Data supplied:
↓

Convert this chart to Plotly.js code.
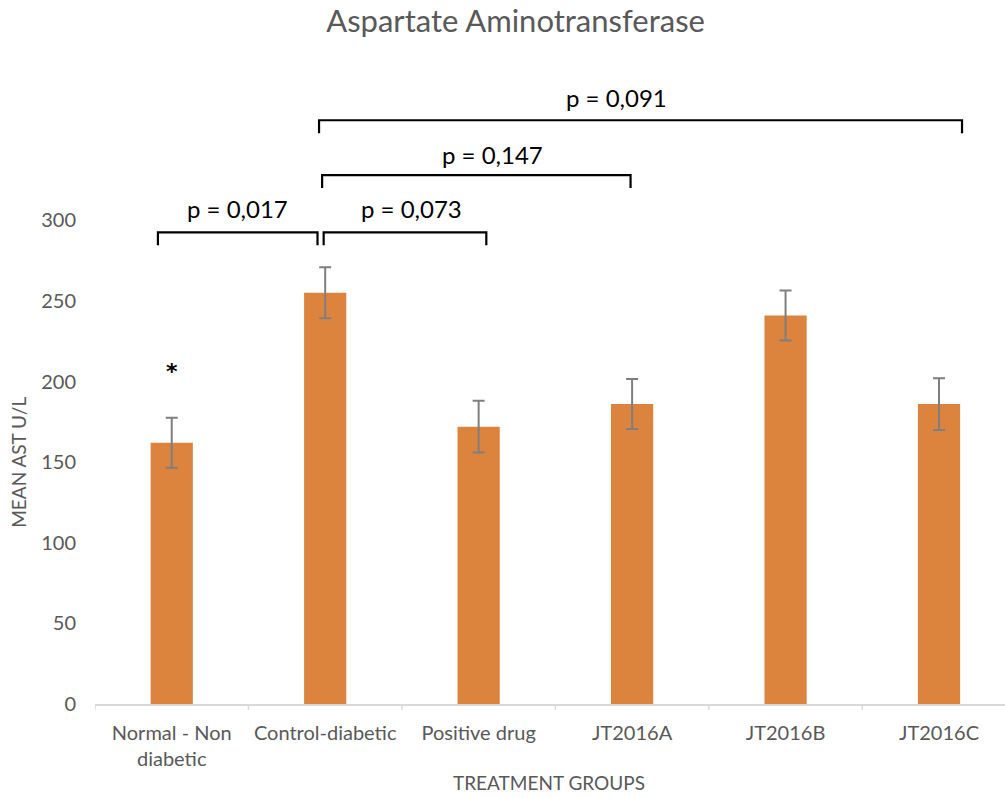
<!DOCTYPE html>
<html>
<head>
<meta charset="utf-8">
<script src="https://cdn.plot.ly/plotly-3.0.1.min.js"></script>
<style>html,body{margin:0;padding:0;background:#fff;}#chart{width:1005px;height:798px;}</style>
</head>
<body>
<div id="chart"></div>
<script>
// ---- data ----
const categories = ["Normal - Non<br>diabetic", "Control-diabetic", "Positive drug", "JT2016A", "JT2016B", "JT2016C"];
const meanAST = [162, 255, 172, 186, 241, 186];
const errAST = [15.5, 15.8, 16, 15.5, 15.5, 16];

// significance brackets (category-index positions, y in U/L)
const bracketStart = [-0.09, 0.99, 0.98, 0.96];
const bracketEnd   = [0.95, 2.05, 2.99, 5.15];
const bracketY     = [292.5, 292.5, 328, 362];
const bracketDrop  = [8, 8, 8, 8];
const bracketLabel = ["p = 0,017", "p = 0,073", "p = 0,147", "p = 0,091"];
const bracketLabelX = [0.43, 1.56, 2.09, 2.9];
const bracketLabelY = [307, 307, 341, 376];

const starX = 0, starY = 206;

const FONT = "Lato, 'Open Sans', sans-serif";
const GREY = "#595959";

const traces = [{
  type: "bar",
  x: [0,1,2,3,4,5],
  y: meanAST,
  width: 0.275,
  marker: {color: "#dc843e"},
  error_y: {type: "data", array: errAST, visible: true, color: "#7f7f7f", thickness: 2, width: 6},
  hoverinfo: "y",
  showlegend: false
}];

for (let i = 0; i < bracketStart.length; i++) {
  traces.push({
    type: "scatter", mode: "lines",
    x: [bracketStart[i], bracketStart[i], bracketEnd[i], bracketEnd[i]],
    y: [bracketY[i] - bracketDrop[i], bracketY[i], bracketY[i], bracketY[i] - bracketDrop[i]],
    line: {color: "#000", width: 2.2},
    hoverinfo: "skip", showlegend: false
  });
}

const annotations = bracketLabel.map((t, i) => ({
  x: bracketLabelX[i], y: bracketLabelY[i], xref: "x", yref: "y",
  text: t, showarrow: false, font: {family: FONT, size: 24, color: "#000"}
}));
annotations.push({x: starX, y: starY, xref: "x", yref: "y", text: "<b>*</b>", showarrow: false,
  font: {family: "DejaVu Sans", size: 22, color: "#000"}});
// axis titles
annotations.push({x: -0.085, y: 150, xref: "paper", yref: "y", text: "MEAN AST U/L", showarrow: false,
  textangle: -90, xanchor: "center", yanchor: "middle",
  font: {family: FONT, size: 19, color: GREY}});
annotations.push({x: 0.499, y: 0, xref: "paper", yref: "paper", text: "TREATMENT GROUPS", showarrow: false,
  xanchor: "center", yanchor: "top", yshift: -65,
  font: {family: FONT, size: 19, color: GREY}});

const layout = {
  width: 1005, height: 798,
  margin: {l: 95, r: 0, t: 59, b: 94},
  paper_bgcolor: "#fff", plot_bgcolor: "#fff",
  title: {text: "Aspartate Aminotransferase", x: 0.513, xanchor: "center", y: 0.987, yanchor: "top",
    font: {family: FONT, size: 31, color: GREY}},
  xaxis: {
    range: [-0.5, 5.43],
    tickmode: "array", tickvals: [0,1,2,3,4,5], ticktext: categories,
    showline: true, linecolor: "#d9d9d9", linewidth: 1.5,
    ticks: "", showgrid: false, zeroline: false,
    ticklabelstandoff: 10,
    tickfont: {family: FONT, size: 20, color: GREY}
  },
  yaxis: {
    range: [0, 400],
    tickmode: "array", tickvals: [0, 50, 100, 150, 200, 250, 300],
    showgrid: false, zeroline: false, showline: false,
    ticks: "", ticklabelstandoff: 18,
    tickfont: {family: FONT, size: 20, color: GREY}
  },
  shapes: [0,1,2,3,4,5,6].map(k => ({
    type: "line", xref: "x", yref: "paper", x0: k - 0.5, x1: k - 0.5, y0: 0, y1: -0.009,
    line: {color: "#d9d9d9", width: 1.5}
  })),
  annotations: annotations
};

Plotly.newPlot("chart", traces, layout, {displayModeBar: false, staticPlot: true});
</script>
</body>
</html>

↑
↓

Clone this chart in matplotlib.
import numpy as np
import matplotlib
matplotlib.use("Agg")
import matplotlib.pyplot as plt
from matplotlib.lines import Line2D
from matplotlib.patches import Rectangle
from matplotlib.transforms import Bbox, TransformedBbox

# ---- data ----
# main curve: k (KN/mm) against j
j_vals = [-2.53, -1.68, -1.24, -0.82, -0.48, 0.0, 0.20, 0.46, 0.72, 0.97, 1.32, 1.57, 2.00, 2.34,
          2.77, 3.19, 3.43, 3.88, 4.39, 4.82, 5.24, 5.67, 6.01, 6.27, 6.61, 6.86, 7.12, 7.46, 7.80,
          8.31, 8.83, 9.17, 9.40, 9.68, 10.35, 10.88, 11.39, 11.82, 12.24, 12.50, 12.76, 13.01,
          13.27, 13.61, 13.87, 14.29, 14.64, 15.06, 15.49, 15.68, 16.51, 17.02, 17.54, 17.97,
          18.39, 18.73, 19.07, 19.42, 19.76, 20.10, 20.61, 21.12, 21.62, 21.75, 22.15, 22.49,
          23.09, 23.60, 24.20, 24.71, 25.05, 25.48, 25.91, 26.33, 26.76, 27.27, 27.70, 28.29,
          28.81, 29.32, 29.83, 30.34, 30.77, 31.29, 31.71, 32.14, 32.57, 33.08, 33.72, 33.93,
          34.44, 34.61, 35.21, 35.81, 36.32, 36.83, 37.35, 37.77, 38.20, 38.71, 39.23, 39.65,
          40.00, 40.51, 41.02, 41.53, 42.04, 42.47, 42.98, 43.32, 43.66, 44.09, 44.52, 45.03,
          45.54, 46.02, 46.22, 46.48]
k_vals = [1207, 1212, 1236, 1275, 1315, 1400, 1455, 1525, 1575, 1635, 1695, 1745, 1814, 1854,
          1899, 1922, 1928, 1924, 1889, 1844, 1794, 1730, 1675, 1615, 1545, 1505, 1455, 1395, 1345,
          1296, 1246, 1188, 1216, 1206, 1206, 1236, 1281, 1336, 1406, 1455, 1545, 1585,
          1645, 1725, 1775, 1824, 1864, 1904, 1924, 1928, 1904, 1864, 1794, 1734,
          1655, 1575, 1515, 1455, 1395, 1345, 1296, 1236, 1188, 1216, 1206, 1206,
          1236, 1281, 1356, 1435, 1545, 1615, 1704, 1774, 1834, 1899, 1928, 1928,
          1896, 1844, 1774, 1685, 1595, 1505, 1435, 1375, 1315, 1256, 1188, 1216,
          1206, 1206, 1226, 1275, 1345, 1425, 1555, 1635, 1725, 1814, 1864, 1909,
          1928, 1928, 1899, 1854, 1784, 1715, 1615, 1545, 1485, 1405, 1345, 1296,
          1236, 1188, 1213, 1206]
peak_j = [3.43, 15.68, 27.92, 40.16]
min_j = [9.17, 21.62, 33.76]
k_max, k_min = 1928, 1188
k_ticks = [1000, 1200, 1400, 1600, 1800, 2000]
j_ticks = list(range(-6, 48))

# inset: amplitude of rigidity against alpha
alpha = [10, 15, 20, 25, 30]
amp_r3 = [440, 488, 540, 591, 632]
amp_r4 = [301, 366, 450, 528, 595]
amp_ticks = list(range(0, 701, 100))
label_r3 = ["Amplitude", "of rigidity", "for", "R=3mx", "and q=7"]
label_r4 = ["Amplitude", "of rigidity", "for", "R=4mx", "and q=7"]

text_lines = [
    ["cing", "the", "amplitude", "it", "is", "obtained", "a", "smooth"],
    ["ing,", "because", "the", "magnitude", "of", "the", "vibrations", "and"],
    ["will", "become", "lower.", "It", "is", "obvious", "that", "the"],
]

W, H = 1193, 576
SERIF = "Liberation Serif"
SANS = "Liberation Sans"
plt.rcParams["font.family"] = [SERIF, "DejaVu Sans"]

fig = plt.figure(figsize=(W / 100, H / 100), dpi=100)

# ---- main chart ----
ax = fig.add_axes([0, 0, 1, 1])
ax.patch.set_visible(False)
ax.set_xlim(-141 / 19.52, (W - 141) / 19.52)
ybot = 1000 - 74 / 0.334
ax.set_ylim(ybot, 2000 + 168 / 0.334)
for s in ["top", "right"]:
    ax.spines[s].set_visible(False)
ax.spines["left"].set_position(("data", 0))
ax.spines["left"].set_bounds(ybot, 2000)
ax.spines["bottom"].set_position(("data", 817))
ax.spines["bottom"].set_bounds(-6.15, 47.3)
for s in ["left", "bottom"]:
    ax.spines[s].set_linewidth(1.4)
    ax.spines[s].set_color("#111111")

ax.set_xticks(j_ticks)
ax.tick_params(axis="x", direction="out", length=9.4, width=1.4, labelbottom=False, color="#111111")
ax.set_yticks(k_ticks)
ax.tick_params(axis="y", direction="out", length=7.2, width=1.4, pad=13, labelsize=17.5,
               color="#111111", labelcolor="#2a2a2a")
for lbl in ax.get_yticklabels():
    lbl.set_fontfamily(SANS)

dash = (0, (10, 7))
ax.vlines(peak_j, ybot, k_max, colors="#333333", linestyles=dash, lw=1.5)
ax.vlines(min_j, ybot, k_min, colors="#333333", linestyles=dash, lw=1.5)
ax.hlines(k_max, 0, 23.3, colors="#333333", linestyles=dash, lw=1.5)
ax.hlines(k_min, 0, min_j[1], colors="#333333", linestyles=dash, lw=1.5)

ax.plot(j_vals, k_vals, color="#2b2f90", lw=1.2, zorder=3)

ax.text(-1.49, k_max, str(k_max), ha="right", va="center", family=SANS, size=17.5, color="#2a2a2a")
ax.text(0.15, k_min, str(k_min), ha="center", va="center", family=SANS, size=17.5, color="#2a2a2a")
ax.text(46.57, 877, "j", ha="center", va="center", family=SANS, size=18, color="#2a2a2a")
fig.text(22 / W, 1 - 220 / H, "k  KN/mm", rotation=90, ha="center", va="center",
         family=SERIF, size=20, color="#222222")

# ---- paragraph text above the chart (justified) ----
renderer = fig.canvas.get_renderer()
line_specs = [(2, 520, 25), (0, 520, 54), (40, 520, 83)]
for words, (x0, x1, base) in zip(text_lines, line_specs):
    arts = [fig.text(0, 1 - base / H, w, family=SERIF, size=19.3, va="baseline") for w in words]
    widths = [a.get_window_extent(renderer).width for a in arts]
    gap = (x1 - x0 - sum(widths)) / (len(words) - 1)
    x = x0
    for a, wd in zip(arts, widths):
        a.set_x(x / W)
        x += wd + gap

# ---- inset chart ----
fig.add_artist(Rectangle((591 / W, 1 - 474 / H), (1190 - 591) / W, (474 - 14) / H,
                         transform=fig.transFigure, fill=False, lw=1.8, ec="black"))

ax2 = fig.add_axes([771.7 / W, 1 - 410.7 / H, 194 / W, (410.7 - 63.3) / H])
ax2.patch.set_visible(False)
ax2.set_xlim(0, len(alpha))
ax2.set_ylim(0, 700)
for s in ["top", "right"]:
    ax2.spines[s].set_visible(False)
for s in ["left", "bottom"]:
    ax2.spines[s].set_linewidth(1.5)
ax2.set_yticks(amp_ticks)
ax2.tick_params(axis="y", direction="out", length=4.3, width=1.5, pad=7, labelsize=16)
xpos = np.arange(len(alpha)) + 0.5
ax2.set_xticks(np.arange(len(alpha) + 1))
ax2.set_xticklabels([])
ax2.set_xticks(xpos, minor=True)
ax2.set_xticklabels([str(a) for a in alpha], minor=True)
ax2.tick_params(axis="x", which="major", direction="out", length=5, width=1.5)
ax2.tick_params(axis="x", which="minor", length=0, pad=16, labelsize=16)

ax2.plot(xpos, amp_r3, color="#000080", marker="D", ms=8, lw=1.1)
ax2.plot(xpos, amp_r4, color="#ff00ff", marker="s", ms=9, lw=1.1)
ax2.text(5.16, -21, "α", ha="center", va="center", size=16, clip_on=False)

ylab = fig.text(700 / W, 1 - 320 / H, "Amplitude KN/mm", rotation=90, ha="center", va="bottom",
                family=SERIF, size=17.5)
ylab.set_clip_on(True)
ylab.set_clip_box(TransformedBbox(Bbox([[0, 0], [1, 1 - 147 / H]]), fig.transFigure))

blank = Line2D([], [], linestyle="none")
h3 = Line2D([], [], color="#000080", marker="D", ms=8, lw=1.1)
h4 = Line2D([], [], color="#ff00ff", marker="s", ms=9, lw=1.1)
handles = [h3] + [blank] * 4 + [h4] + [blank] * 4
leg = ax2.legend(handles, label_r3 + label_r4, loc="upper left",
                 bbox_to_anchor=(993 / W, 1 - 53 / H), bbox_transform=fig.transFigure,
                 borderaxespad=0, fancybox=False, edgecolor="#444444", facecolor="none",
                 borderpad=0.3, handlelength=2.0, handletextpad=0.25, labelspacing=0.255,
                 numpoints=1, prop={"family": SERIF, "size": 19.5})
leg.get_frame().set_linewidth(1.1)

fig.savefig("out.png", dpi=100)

↑
↓

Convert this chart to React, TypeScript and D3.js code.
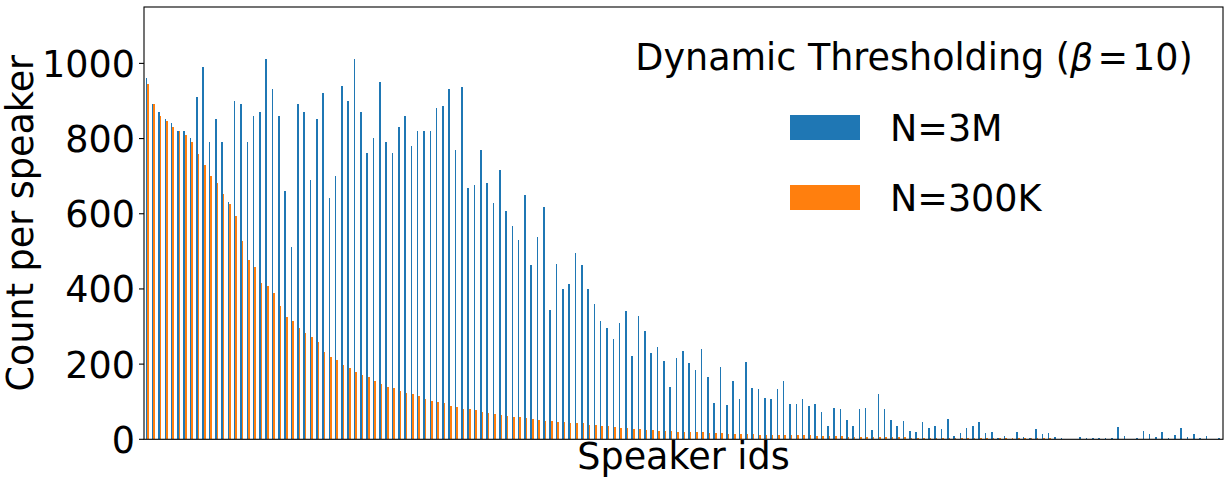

↑

Objective:
Extract verbatim only those lines that run from the line with "Clone this chart in matplotlib." to the line with "from matplotlib.transforms import", inclusive.

Reply:
Clone this chart in matplotlib.
import numpy as np
import matplotlib
matplotlib.use("Agg")
import matplotlib.pyplot as plt
from matplotlib.lines import Line2D
from matplotlib.patches import Rectangle
from matplotlib.transforms import Bbox, TransformedBbox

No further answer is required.